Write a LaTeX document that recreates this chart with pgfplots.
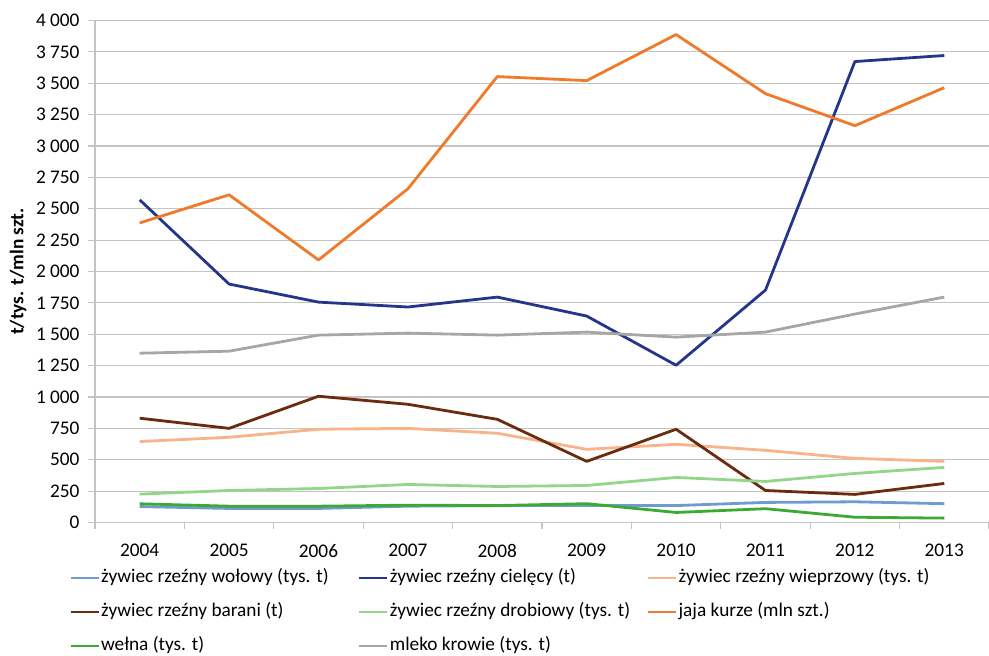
\documentclass[border=0pt]{standalone}
\usepackage{pgfplots}
\pgfplotsset{compat=1.18}
\usepackage{fontspec}
\setmainfont{Carlito}
\definecolor{cWol}{HTML}{6F9BD1}
\definecolor{cCiel}{HTML}{26358C}
\definecolor{cWiep}{HTML}{F8B38A}
\definecolor{cBar}{HTML}{6B2B0E}
\definecolor{cDrob}{HTML}{93D68A}
\definecolor{cJaja}{HTML}{EF7A2B}
\definecolor{cWel}{HTML}{3BAA35}
\definecolor{cMle}{HTML}{A6A6A6}
\definecolor{cGrid}{HTML}{C4C4C4}
\begin{document}
\fontsize{19.3pt}{23pt}\selectfont
\begin{tikzpicture}
\path[use as bounding box] (-95pt,-133.5pt) rectangle (894pt,522.5pt);
\begin{axis}[
  at={(0,0)}, anchor=south west,
  scale only axis,
  width=894pt, height=502pt,
  xmin=2003.5, xmax=2013.5,
  ymin=0, ymax=4000,
  xtick={2004,...,2013},
  minor xtick={2003.5,2004.5,...,2013.5},
  ytick={0,250,...,4000},
  /pgf/number format/assume math mode=true,
  xticklabel style={/pgf/number format/1000 sep={}, yshift=-8pt},
  yticklabel style={/pgf/number format/1000 sep={\hspace{0.22em}}, xshift=-2pt},
  axis x line*=bottom, axis y line*=left,
  axis line style={cGrid, line width=1.2pt},
  tick align=outside,
  major tick length=7pt, minor tick length=6pt,
  x tick style={draw=none},
  minor x tick style={draw=cGrid, line width=1.2pt},
  y tick style={draw=cGrid, line width=1.2pt},
  ymajorgrids,
  major grid style={cGrid, line width=1.2pt},
  ylabel={\bfseries t/tys. t/mln szt.},
  y label style={at={(axis description cs:-0.086,0.5)}, anchor=center},
  every axis plot/.append style={line width=2.8pt, line join=round},
  legend columns=3,
  legend cell align=left,
  legend style={draw=none, fill=none,
    at={(axis description cs:-0.0324,-0.0856)}, anchor=north west,
    nodes={inner sep=1pt, text height=14pt, text depth=4.5pt},
    row sep=13.5pt,
    /tikz/every even column/.append style={column sep=0pt}},
  legend image code/.code={\draw[#1, line width=2.8pt] (0pt,0pt) -- (28pt,0pt);},
]
\addplot[cWol] coordinates {(2004,127)(2005,112)(2006,112)(2007,130)(2008,135)(2009,135)(2010,135)(2011,160)(2012,165)(2013,150)};
\addlegendentry{\makebox[256pt][l]{żywiec rzeźny wołowy (tys. t)}}
\addplot[cCiel] coordinates {(2004,2571)(2005,1900)(2006,1756)(2007,1717)(2008,1796)(2009,1645)(2010,1253)(2011,1852)(2012,3673)(2013,3721)};
\addlegendentry{\makebox[256pt][l]{żywiec rzeźny cielęcy (t)}}
\addplot[cWiep] coordinates {(2004,645)(2005,679)(2006,743)(2007,750)(2008,711)(2009,583)(2010,623)(2011,575)(2012,511)(2013,487)};
\addlegendentry{żywiec rzeźny wieprzowy (tys. t)}
\addplot[cBar] coordinates {(2004,831)(2005,750)(2006,1006)(2007,942)(2008,822)(2009,487)(2010,743)(2011,255)(2012,224)(2013,311)};
\addlegendentry{\makebox[256pt][l]{żywiec rzeźny barani (t)}}
\addplot[cDrob] coordinates {(2004,226)(2005,255)(2006,271)(2007,303)(2008,287)(2009,295)(2010,359)(2011,327)(2012,391)(2013,439)};
\addlegendentry{\makebox[256pt][l]{żywiec rzeźny drobiowy (tys. t)}}
\addplot[cJaja] coordinates {(2004,2387)(2005,2611)(2006,2092)(2007,2659)(2008,3553)(2009,3521)(2010,3888)(2011,3417)(2012,3162)(2013,3465)};
\addlegendentry{jaja kurze (mln szt.)}
\addplot[cWel] coordinates {(2004,149)(2005,130)(2006,130)(2007,138)(2008,135)(2009,150)(2010,80)(2011,110)(2012,42)(2013,35)};
\addlegendentry{\makebox[256pt][l]{wełna (tys. t)}}
\addplot[cMle] coordinates {(2004,1349)(2005,1365)(2006,1493)(2007,1509)(2008,1493)(2009,1517)(2010,1477)(2011,1517)(2012,1661)(2013,1796)};
\addlegendentry{\makebox[256pt][l]{mleko krowie (tys. t)}}
\end{axis}
\end{tikzpicture}
\end{document}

····················

# Aim:
Pictures excluded, quote all the data above exactly.

# Output of the exercise:
Write a LaTeX document that recreates this chart with pgfplots.
\documentclass[border=0pt]{standalone}
\usepackage{pgfplots}
\pgfplotsset{compat=1.18}
\usepackage{fontspec}
\setmainfont{Carlito}
\definecolor{cWol}{HTML}{6F9BD1}
\definecolor{cCiel}{HTML}{26358C}
\definecolor{cWiep}{HTML}{F8B38A}
\definecolor{cBar}{HTML}{6B2B0E}
\definecolor{cDrob}{HTML}{93D68A}
\definecolor{cJaja}{HTML}{EF7A2B}
\definecolor{cWel}{HTML}{3BAA35}
\definecolor{cMle}{HTML}{A6A6A6}
\definecolor{cGrid}{HTML}{C4C4C4}
\begin{document}
\fontsize{19.3pt}{23pt}\selectfont
\begin{tikzpicture}
\path[use as bounding box] (-95pt,-133.5pt) rectangle (894pt,522.5pt);
\begin{axis}[
  at={(0,0)}, anchor=south west,
  scale only axis,
  width=894pt, height=502pt,
  xmin=2003.5, xmax=2013.5,
  ymin=0, ymax=4000,
  xtick={2004,...,2013},
  minor xtick={2003.5,2004.5,...,2013.5},
  ytick={0,250,...,4000},
  /pgf/number format/assume math mode=true,
  xticklabel style={/pgf/number format/1000 sep={}, yshift=-8pt},
  yticklabel style={/pgf/number format/1000 sep={\hspace{0.22em}}, xshift=-2pt},
  axis x line*=bottom, axis y line*=left,
  axis line style={cGrid, line width=1.2pt},
  tick align=outside,
  major tick length=7pt, minor tick length=6pt,
  x tick style={draw=none},
  minor x tick style={draw=cGrid, line width=1.2pt},
  y tick style={draw=cGrid, line width=1.2pt},
  ymajorgrids,
  major grid style={cGrid, line width=1.2pt},
  ylabel={\bfseries t/tys. t/mln szt.},
  y label style={at={(axis description cs:-0.086,0.5)}, anchor=center},
  every axis plot/.append style={line width=2.8pt, line join=round},
  legend columns=3,
  legend cell align=left,
  legend style={draw=none, fill=none,
    at={(axis description cs:-0.0324,-0.0856)}, anchor=north west,
    nodes={inner sep=1pt, text height=14pt, text depth=4.5pt},
    row sep=13.5pt,
    /tikz/every even column/.append style={column sep=0pt}},
  legend image code/.code={\draw[#1, line width=2.8pt] (0pt,0pt) -- (28pt,0pt);},
]
\addplot[cWol] coordinates {(2004,127)(2005,112)(2006,112)(2007,130)(2008,135)(2009,135)(2010,135)(2011,160)(2012,165)(2013,150)};
\addlegendentry{\makebox[256pt][l]{żywiec rzeźny wołowy (tys. t)}}
\addplot[cCiel] coordinates {(2004,2571)(2005,1900)(2006,1756)(2007,1717)(2008,1796)(2009,1645)(2010,1253)(2011,1852)(2012,3673)(2013,3721)};
\addlegendentry{\makebox[256pt][l]{żywiec rzeźny cielęcy (t)}}
\addplot[cWiep] coordinates {(2004,645)(2005,679)(2006,743)(2007,750)(2008,711)(2009,583)(2010,623)(2011,575)(2012,511)(2013,487)};
\addlegendentry{żywiec rzeźny wieprzowy (tys. t)}
\addplot[cBar] coordinates {(2004,831)(2005,750)(2006,1006)(2007,942)(2008,822)(2009,487)(2010,743)(2011,255)(2012,224)(2013,311)};
\addlegendentry{\makebox[256pt][l]{żywiec rzeźny barani (t)}}
\addplot[cDrob] coordinates {(2004,226)(2005,255)(2006,271)(2007,303)(2008,287)(2009,295)(2010,359)(2011,327)(2012,391)(2013,439)};
\addlegendentry{\makebox[256pt][l]{żywiec rzeźny drobiowy (tys. t)}}
\addplot[cJaja] coordinates {(2004,2387)(2005,2611)(2006,2092)(2007,2659)(2008,3553)(2009,3521)(2010,3888)(2011,3417)(2012,3162)(2013,3465)};
\addlegendentry{jaja kurze (mln szt.)}
\addplot[cWel] coordinates {(2004,149)(2005,130)(2006,130)(2007,138)(2008,135)(2009,150)(2010,80)(2011,110)(2012,42)(2013,35)};
\addlegendentry{\makebox[256pt][l]{wełna (tys. t)}}
\addplot[cMle] coordinates {(2004,1349)(2005,1365)(2006,1493)(2007,1509)(2008,1493)(2009,1517)(2010,1477)(2011,1517)(2012,1661)(2013,1796)};
\addlegendentry{\makebox[256pt][l]{mleko krowie (tys. t)}}
\end{axis}
\end{tikzpicture}
\end{document}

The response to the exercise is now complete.